Spending an extra year working on a dissertation also reassures job interviewers who fear that candidates will not finish their dissertations by the time the job starts.

"Because you're not really sure when your dissertation is done, there's a subtle distinction between extending the dissertation [based on the job market] and spending more time to improve it," Baumann says. "You may decide you need an extra year in order for it to be a good dissertation."

The system has adapted to the modern norm, with many students not offered tenure-track positions. Colleges and universities often offer temporary positions that usually last one to three years.

"It's a kind of academic proletariat," Steven H. Biel, director of studies in history and literature, says of these "adjunct professors."

"Increasingly, colleges and universities--and Harvard isn't among them--are cost-cutting but essentially exploiting cheap academic labor that they don't have to pay real salaries or benefits to," he says.

The difference at Harvard, he says, is that lectureships are not new, pay better and include benefits like health insurance. But different departments offer different jobs which vary greatly in benefits.

Harvard Help?

Teaching Fellow positions are intended to help fund graduate students while they write their dissertations.

Most graduate students study debt-free. In humanities concentrations, tuition is paid by fellowships for the first three years, and funded through teaching jobs after that. In some science sections, students are expected to teach from the beginning.

Though it varies by department, tuition is often waived for students who teach--they also receive pay. Individual departments can cut off stipends after a certain number of years, and after ten years all students must reapply to GSAS.

The availability of Harvard teaching jobs for post-doctoral students is not guaranteed, students warn.

Still, Baumann says, getting hired for non-tenure track jobs at Harvard is easier than the general search process.

"They want to make sure you're a good teacher," he says, "but they don't go through the same screening process as when they're hiring someone for a tenure track or assistant professor position."

Resident tutors have an additional advantage, says James, assistant senior tutor of Cabot House.

"If you've already been here and you're a valued tutor, they'd love to have you back again," James says of House staff. "In fact, they're happy and sad when you find a job. Happy for you and sad for them."

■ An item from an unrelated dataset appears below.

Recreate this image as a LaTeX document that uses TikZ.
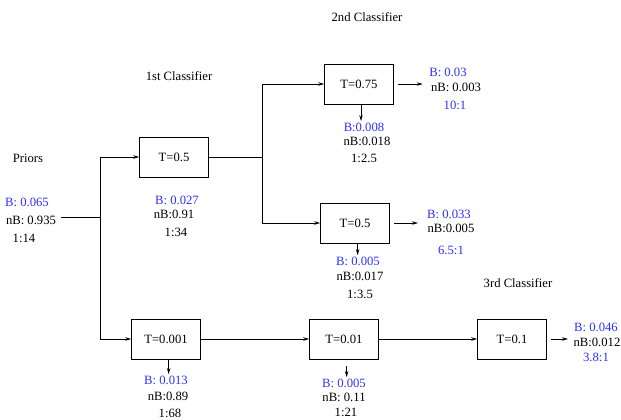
\documentclass[tikz,border=0pt]{standalone}
\usepackage{fontspec}
\setmainfont{Liberation Serif}
\usetikzlibrary{arrows.meta}
\definecolor{bval}{HTML}{2E2EFF}

\tikzset{
  clsbox/.style={draw,line width=0.7pt,minimum width=51.5pt,minimum height=30pt,inner sep=0pt},
  arr/.style={line width=0.6pt,-{Stealth[length=4.5pt,width=2.6pt]}},
  conn/.style={line width=0.6pt},
  val/.style={inner sep=1pt},
  bv/.style={val,text=bval},
}

\begin{document}
\begin{tikzpicture}[x=0.75pt,y=-0.75pt,font=\fontsize{9.5}{11}\selectfont]
\useasboundingbox (0,0) rectangle (621,420);

% titles
\node (title1) at (179,76) {1st Classifier};
\node (title2) at (367,17) {2nd Classifier};
\node (title3) at (518,283) {3rd Classifier};

% priors
\node (priors) at (28,158) {Priors};
\node[bv] (pb) at (27,202) {B: 0.065};
\node[val] (pnb) at (31,220) {nB: 0.935};
\node[val] (pr) at (24,238) {1:14};

% classifier boxes
\node[clsbox] (t1) at (174,157) {T=0.5};
\node[clsbox] (t2) at (359,84) {T=0.75};
\node[clsbox] (t3) at (355,223) {T=0.5};
\node[clsbox] (t4) at (166,339) {T=0.001};
\node[clsbox] (t5) at (344,339) {T=0.01};
\node[clsbox] (t6) at (512,339) {T=0.1};

% branch points
\coordinate (s0) at (100,217);
\coordinate (s1) at (262,157);

% connectors
\draw[conn] (pnb.east) ++(3,-3) -- (s0);
\draw[conn] (s0 |- t1) -- (s0 |- t4);
\draw[arr] (s0 |- t1) -- (t1.west);
\draw[arr] (s0 |- t4) -- (t4.west);
\draw[conn] (t1.east) -- (s1);
\draw[conn] (s1 |- t2) -- (s1 |- t3);
\draw[arr] (s1 |- t2) -- (t2.west);
\draw[arr] (s1 |- t3) -- (t3.west);
\draw[arr] (t4.east) -- (t5.west);
\draw[arr] (t5.east) -- (t6.west);

% values below the first classifier
\node[bv] (t1b) at (177,200) {B: 0.027};
\node[val] (t1nb) at (174,214) {nB:0.91};
\node[val] (t1r) at (176,232) {1:34};

% T=0.75 outputs
\node[bv] (t2pb) at (448,72) {B: 0.03};
\node[val] (t2pnb) at (456,87) {nB: 0.003};
\node[bv] (t2pr) at (455,105) {10:1};
\node[bv] (t2b) at (364,127) {B:0.008};
\node[val] (t2nb) at (367,141) {nB:0.018};
\node[val] (t2r) at (364,158) {1:2.5};
\draw[arr] ([xshift=3pt]t2.east) -- ([xshift=-5pt]t2pnb.west |- t2.east);
\draw[arr] ([xshift=1.5pt]t2.south) -- ([xshift=1.5pt]t2.south |- t2b.north);

% T=0.5 outputs
\node[bv] (t3pb) at (449,214) {B: 0.033};
\node[val] (t3pnb) at (451,228) {nB:0.005};
\node[bv] (t3pr) at (451,250) {6.5:1};
\node[bv] (t3b) at (358,261) {B: 0.005};
\node[val] (t3nb) at (360,276) {nB:0.017};
\node[val] (t3r) at (360,294) {1:3.5};
\draw[arr] ([xshift=3pt]t3.east) -- ([xshift=-6pt]t3pnb.west |- t3.east);
\draw[arr] ([xshift=2pt]t3.south) -- ([xshift=2pt]t3.south |- t3b.north);

% T=0.001 outputs
\node[bv] (t4b) at (166,380) {B: 0.013};
\node[val] (t4nb) at (168,396) {nB:0.89};
\node[val] (t4r) at (170,413) {1:68};
\draw[arr] ([xshift=2pt]t4.south) -- ([xshift=2pt]t4.south |- t4b.north);

% T=0.01 outputs
\node[bv] (t5b) at (344,383) {B: 0.005};
\node[val] (t5nb) at (344,397) {nB: 0.11};
\node[val] (t5r) at (346,412) {1:21};
\draw[arr] ([xshift=2pt,yshift=-5pt]t5.south) -- ([xshift=2pt]t5.south |- t5b.north);

% T=0.1 outputs
\node[bv] (t6pb) at (596,327) {B: 0.046};
\node[val] (t6pnb) at (597,342) {nB:0.012};
\node[bv] (t6pr) at (596,357) {3.8:1};
\draw[arr] ([xshift=3pt]t6.east) -- ([xshift=-3pt]t6pnb.west |- t6.east);
\end{tikzpicture}
\end{document}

"It does take the pressure off to know that you have security, a nice place to live, a nice community, and the possibility of teaching. It's still really stressful, though," he adds.

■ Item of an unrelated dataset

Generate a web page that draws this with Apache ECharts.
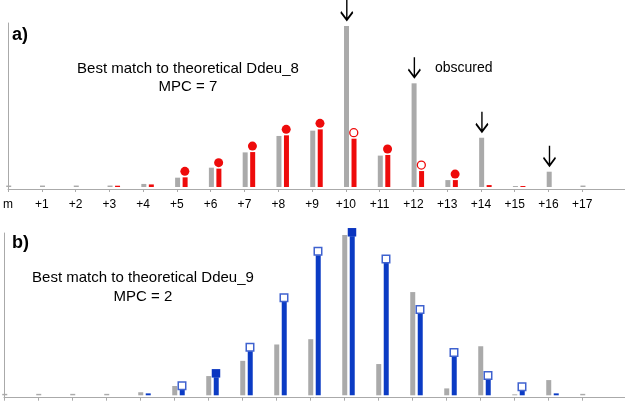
<!DOCTYPE html>
<html>
<head>
<meta charset="utf-8">
<script src="https://cdn.jsdelivr.net/npm/echarts@6/dist/echarts.min.js"></script>
<style>
  html, body { margin: 0; padding: 0; background: #fff; }
  #chart { width: 625px; height: 401px; }
</style>
</head>
<body>
<div id="chart"></div>
<script>
// mass offsets from the monoisotopic peak
const tickLabels = ["m", "+1", "+2", "+3", "+4", "+5", "+6", "+7", "+8", "+9",
  "+10", "+11", "+12", "+13", "+14", "+15", "+16", "+17"];
// observed isotope distribution (relative intensity, %)
const observed = [0.9, 0.9, 0.9, 0.9, 1.9, 5.8, 12, 21.5, 31.7, 35, 100, 19.5, 64.4, 4.3, 30.6, 0.6, 9.5, 0.9];
// theoretical Ddeu_8 (panel a)
const ddeu8 = [0, 0, 0, 0.8, 1.6, 6, 11.4, 21.7, 32.1, 35.8, 30, 19.9, 9.9, 4.3, 1.2, 0.6, 0, 0];
const ddeu8Marker = [null, null, null, null, null, "fill", "fill", "fill", "fill", "fill",
  "open", "fill", "open", "fill", null, null, null, null];
// peaks marked with arrows in panel a
const arrowPeaks = [10, 12, 14, 16];
// theoretical Ddeu_9 (panel b)
const ddeu9 = [0, 0, 0, 0, 1.2, 3.5, 11.2, 27.5, 58.4, 87.4, 99.2, 82.6, 51.1, 24.2, 9.8, 2.9, 1.2, 0];
const ddeu9Marker = [null, null, null, null, null, "open", "fill", "open", "open", "open",
  "fill", "open", "open", "open", "open", "open", null, null];

const GRAY = "#aaaaaa";
const RED = "#ee0b0b";
const BLUE = "#0b3bc4";
const FONT = "'Liberation Sans', Arial, sans-serif";

const pairs = (arr) => arr.map((v, i) => [i, v]);
const pick = (arr, marks, kind) => arr.map((v, i) => [i, v]).filter((d, i) => marks[i] === kind);

const xMax = 621 / 34;
const shift = 0.132;

function visibleX(grid, showLabels) {
  return {
    type: "value",
    gridIndex: grid,
    min: 0,
    max: xMax,
    axisLine: { show: true, onZero: false, lineStyle: { color: GRAY, width: 1 } },
    axisTick: { show: true, length: 3, lineStyle: { color: GRAY }, customValues: tickLabels.map((t, i) => i) },
    axisLabel: {
      show: showLabels,
      margin: 10,
      color: "#000",
      fontSize: 12,
      fontFamily: FONT,
      customValues: tickLabels.map((t, i) => i),
      formatter: (v) => tickLabels[Math.round(v)] || "",
    },
    splitLine: { show: false },
  };
}
function shiftedX(grid) {
  return { type: "value", gridIndex: grid, min: -shift, max: xMax - shift, show: false };
}
function yAxis(grid, min, max) {
  return {
    type: "value",
    gridIndex: grid,
    min: min,
    max: max,
    axisLine: { show: true, onZero: false, lineStyle: { color: GRAY, width: 1 } },
    axisTick: { show: false },
    axisLabel: { show: false },
    splitLine: { show: false },
  };
}

const chart = echarts.init(document.getElementById("chart"));
const option = {
  animation: false,
  grid: [
    { left: 4, right: 0, top: 23, height: 166 },
    { left: 4, right: 0, top: 233, height: 164.7 },
  ],
  xAxis: [visibleX(0, true), shiftedX(0), visibleX(1, false), shiftedX(1)],
  yAxis: [yAxis(0, -1.24, 101.86), yAxis(1, -1.5, 101.25)],
  graphic: [
    { type: "text", x: 12, y: 35, style: { text: "a)", font: "bold 18px " + FONT, fill: "#000", textVerticalAlign: "middle", verticalAlign: "middle" } },
    { type: "text", x: 188, y: 59.3, style: { text: "Best match to theoretical Ddeu_8\nMPC = 7", font: "15px " + FONT, lineHeight: 18.4, fill: "#000", textAlign: "center", align: "center" } },
    { type: "text", x: 435, y: 68, style: { text: "obscured", font: "14px " + FONT, fill: "#000", textVerticalAlign: "middle", verticalAlign: "middle" } },
    { type: "text", x: 12, y: 243, style: { text: "b)", font: "bold 18px " + FONT, fill: "#000", textVerticalAlign: "middle", verticalAlign: "middle" } },
    { type: "text", x: 143, y: 268.9, style: { text: "Best match to theoretical Ddeu_9\nMPC = 2", font: "15px " + FONT, lineHeight: 18.4, fill: "#000", textAlign: "center", align: "center" } },
  ],
  series: [
    // panel a
    { type: "bar", xAxisIndex: 1, yAxisIndex: 0, data: pairs(observed), barWidth: 5, barGap: "50%", itemStyle: { color: GRAY } },
    { type: "bar", xAxisIndex: 1, yAxisIndex: 0, data: pairs(ddeu8), barWidth: 5, barGap: "50%", itemStyle: { color: RED } },
    {
      type: "scatter", xAxisIndex: 1, yAxisIndex: 0, clip: false, z: 3,
      data: pick(ddeu8, ddeu8Marker, "fill"),
      symbol: "circle", symbolSize: 9, symbolOffset: [3.5, -6],
      itemStyle: { color: RED, opacity: 1 },
    },
    {
      type: "scatter", xAxisIndex: 1, yAxisIndex: 0, clip: false, z: 3,
      data: pick(ddeu8, ddeu8Marker, "open"),
      symbol: "circle", symbolSize: 8, symbolOffset: [3.5, -6],
      itemStyle: { color: "#fff", borderColor: RED, borderWidth: 1.3, opacity: 1 },
    },
    {
      type: "scatter", xAxisIndex: 0, yAxisIndex: 0, clip: false, z: 3,
      data: arrowPeaks.map((i) => [i, observed[i]]),
      symbol: "path://M6,0L6,20M0,12L6,20L12,12",
      symbolSize: [12, 20], symbolOffset: [1, -16],
      itemStyle: { color: "transparent", borderColor: "#000", borderWidth: 1.8, opacity: 1 },
    },
    // panel b
    { type: "bar", xAxisIndex: 3, yAxisIndex: 1, data: pairs(observed), barWidth: 5, barGap: "50%", itemStyle: { color: GRAY } },
    { type: "bar", xAxisIndex: 3, yAxisIndex: 1, data: pairs(ddeu9), barWidth: 5, barGap: "50%", itemStyle: { color: BLUE } },
    {
      type: "scatter", xAxisIndex: 3, yAxisIndex: 1, clip: false, z: 3,
      data: pick(ddeu9, ddeu9Marker, "fill"),
      symbol: "rect", symbolSize: 8.5, symbolOffset: [3.5, -4],
      itemStyle: { color: "#0a35c0", opacity: 1 },
    },
    {
      type: "scatter", xAxisIndex: 3, yAxisIndex: 1, clip: false, z: 3,
      data: pick(ddeu9, ddeu9Marker, "open"),
      symbol: "rect", symbolSize: 7.5, symbolOffset: [3.5, -4],
      itemStyle: { color: "#fff", borderColor: "#3f62cf", borderWidth: 1.5, opacity: 1 },
    },
  ],
};
chart.setOption(option);
</script>
</body>
</html>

And that is where students want help from Harvard--in stress management and strategizing when they approach the job market.

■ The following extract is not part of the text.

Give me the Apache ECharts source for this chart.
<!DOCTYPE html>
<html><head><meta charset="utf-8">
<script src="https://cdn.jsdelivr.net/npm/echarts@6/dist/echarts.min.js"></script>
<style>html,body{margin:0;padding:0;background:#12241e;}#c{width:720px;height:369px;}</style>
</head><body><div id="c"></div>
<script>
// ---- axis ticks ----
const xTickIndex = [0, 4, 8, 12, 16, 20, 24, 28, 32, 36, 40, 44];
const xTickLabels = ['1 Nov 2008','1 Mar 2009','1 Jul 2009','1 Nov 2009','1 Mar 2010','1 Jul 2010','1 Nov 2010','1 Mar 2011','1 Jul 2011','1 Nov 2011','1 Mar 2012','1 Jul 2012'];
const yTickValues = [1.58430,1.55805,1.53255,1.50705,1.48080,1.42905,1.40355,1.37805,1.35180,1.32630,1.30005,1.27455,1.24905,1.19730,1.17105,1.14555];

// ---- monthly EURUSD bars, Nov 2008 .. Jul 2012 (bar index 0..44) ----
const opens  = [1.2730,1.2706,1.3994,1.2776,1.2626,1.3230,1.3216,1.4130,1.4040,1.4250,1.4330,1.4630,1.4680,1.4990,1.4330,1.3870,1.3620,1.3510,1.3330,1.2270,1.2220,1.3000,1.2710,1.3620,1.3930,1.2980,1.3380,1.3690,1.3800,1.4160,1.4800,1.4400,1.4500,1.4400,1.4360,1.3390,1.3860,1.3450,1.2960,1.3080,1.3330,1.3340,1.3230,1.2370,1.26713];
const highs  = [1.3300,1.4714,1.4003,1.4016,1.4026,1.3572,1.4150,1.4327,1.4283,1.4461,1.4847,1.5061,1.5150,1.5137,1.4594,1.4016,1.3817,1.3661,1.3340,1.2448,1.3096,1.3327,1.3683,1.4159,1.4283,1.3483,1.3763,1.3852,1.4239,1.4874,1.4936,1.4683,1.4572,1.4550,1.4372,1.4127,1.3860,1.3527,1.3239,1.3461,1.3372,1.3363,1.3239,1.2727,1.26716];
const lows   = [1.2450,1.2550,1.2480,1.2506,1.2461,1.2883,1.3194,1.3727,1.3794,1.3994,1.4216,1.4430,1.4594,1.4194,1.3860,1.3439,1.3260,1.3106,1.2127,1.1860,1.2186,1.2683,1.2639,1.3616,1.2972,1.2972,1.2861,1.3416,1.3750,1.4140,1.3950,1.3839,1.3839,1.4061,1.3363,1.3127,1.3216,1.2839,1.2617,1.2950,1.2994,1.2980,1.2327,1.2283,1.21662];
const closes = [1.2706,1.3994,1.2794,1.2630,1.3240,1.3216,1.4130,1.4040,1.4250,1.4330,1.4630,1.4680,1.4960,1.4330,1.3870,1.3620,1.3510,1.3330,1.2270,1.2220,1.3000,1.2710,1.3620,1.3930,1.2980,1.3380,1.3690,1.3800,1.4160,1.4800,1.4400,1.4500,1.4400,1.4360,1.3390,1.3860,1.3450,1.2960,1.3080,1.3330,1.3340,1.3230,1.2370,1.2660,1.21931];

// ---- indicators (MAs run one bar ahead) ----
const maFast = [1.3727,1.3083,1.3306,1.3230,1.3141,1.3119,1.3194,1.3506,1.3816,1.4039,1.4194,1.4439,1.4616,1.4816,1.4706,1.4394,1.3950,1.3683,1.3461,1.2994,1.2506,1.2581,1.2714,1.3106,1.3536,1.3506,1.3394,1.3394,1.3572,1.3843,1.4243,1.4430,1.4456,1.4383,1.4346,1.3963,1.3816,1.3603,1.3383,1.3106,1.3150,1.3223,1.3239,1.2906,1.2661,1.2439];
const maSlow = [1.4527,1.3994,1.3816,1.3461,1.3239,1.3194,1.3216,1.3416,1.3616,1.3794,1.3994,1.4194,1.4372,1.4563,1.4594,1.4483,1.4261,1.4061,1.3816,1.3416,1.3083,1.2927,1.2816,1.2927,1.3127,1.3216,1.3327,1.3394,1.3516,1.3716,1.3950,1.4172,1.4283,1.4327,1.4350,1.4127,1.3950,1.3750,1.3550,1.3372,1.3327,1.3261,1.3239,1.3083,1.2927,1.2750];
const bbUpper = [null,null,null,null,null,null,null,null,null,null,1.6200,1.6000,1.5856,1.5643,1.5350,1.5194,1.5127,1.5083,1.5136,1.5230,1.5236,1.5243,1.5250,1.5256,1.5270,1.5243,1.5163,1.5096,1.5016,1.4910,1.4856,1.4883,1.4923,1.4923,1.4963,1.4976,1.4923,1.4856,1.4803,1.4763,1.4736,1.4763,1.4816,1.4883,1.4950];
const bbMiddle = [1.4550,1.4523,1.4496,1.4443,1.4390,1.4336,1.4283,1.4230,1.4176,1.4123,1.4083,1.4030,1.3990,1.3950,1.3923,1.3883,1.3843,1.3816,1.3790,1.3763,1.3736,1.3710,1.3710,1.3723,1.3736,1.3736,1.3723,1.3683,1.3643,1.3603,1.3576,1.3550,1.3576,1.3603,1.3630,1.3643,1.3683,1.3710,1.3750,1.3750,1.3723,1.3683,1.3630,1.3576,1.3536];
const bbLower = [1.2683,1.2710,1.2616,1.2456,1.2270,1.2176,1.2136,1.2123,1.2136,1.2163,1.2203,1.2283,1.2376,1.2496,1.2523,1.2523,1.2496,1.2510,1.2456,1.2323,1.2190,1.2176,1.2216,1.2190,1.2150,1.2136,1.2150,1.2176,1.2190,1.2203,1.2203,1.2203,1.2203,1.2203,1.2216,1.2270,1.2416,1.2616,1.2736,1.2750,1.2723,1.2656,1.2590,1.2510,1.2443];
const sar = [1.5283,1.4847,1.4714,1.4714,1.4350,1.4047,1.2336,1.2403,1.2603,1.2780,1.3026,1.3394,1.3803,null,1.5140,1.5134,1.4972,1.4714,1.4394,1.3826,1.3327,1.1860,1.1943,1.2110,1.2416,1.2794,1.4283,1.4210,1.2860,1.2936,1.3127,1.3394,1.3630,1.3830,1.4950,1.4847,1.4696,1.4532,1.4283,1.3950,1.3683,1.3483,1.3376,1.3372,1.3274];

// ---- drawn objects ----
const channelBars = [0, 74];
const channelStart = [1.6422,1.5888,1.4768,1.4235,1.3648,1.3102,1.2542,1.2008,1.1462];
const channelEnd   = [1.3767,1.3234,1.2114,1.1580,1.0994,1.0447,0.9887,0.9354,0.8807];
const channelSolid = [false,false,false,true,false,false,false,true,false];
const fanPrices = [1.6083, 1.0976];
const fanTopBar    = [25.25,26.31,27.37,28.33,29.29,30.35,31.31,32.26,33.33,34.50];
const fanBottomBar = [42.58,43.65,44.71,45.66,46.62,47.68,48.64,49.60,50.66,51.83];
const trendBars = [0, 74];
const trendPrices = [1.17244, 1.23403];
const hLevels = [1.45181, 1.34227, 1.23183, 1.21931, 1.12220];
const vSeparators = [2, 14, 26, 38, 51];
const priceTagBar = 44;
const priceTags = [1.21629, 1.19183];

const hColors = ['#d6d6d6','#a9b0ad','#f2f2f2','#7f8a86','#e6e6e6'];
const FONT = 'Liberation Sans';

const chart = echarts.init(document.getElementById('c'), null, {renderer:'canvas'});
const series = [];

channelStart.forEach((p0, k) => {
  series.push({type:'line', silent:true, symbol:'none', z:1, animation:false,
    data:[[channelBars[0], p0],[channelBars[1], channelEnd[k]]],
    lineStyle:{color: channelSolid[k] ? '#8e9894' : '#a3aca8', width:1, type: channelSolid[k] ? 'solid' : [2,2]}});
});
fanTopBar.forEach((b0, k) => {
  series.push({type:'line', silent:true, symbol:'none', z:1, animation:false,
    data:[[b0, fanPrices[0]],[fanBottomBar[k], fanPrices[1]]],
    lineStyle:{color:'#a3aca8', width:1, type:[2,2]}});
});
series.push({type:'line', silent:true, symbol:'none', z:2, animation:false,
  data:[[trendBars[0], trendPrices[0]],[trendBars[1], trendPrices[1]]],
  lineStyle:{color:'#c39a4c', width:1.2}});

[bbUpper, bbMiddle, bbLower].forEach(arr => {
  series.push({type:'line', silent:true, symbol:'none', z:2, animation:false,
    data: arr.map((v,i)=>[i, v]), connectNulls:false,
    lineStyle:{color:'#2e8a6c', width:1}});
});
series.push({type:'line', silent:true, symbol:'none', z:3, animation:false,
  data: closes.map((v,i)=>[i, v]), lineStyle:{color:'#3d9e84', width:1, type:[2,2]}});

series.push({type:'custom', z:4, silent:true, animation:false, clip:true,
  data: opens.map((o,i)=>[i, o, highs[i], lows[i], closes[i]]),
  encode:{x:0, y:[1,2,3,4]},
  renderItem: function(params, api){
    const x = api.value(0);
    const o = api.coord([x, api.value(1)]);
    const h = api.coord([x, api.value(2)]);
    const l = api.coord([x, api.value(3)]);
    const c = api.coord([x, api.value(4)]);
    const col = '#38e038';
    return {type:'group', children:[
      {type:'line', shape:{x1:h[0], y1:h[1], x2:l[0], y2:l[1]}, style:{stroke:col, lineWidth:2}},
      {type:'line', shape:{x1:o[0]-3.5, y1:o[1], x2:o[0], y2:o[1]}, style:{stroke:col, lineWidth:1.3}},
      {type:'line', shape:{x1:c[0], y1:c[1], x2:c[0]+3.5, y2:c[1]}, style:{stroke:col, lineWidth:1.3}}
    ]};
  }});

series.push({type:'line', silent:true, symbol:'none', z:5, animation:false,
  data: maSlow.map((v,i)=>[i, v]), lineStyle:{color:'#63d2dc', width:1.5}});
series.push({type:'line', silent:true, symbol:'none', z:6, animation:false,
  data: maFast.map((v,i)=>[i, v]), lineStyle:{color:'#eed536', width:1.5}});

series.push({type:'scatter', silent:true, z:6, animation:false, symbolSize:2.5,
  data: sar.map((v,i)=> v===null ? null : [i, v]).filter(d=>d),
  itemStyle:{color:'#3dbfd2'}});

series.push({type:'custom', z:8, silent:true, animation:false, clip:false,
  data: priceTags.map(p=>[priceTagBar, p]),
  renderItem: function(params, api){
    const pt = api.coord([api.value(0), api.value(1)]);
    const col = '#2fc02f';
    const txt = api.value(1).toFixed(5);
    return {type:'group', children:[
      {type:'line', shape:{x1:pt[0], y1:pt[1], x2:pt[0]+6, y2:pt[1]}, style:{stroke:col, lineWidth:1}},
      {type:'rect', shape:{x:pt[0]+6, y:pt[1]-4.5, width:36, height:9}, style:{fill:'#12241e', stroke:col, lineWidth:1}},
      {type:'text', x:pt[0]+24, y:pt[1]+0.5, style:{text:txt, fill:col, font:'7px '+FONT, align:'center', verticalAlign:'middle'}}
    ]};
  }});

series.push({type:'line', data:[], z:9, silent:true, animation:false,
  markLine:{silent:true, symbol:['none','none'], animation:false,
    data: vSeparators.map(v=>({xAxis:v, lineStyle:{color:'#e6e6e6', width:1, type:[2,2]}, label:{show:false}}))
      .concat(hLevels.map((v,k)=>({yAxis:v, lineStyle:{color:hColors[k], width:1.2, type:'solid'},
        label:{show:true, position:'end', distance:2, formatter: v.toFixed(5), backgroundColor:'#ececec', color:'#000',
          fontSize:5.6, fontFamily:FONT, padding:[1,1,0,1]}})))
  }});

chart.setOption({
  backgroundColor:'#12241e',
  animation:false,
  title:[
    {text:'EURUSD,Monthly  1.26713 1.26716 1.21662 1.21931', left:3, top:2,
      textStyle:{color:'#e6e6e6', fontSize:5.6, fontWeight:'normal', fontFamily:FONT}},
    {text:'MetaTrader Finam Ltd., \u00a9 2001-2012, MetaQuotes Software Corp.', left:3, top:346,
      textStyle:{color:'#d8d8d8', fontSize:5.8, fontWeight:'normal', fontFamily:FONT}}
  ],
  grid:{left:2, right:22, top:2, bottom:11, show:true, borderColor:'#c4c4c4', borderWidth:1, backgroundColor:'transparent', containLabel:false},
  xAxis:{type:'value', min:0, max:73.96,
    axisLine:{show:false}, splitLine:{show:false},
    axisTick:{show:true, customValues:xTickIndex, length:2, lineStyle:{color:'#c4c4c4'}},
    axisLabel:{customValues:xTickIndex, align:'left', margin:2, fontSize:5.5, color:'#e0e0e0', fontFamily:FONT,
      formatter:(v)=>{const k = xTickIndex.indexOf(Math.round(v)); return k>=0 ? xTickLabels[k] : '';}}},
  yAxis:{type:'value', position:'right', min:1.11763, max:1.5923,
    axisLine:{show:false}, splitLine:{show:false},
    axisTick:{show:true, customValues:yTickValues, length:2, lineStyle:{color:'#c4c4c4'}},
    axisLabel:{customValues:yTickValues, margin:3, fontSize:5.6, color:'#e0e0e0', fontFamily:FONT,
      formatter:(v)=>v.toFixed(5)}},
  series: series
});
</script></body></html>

Harvard offers other benefits. The departments' dossier services handle its students job applications for life, providing confidential recommendations and sending materials to potential employers, says GSAS Director of Fellowships Cynthia E. Verba. And an eager alumni network helps students get established in non-academic jobs.

"They can't be very helpful in academic jobs," she says, noting the merit system's reliability. "In theory nobody can call a department and say, 'Have I got a student for you, and here's my $10,000 donation to the department."

In departments like economics, students can spend a year or more working outside of academia while publishing and attending conferences, and can reenter the job market later.

But that is not possible in many departments, where the older one gets, the harder it becomes to land a job.

Biel says that lectureships, and the time they provide to turn dissertations into books, exemplifies how the University generally helps graduate students.

Still, he says, students would benefit from better advising about strategies for positioning oneself in an incredibly competitive job market.

And Eric Kurlander, a History graduate student at the end of his dissertation, says a more formal system that provides students with a timeline of options and deadlines would be beneficial.

"I would say Harvard does a good job in spite of itself, simply because it is so wealthy, vast, and decentralized that there are always opportunities cropping up which would not appear elsewhere," he says.

The Bureau of Study Counsel offers a Dissertation Writers' Support Group. And Kimberly G. DelGizzo, associate director for Ph.D. advising at the Office of Career Services (OCS), says that the aid and resources are available through OCS and the GSAS Student Services, and that it is up to students to take advantages of the resources.

"It's important to engage in career development as a process as they think about life beyond Harvard," she says.

She says that includes assessment of their skills and interests, "reality testing" in internships and informational interviews, and strategies in proactive and reactive job searches both inside and outside of academe.

The Results

For a 1996 study, and since, Verba has been tracking students for three years after they receive their PhDs from Harvard.

There is hope for the students working in the short-term academic jobs. As Biel says, "more the norm than the exception."

The major finding in Verba's report is that academic employment increased by up to 20% if it was studied three years later, rather than at exit time.

She says both sides benefit by employing Harvard Ph.D.s in short-term Harvard jobs.

"It keeps some of our best Ph.D.s employed why they try to publish and look for jobs, and they're also often our best teachers," she says. "It's a wonderful way to keep great teachers who may know the program very well."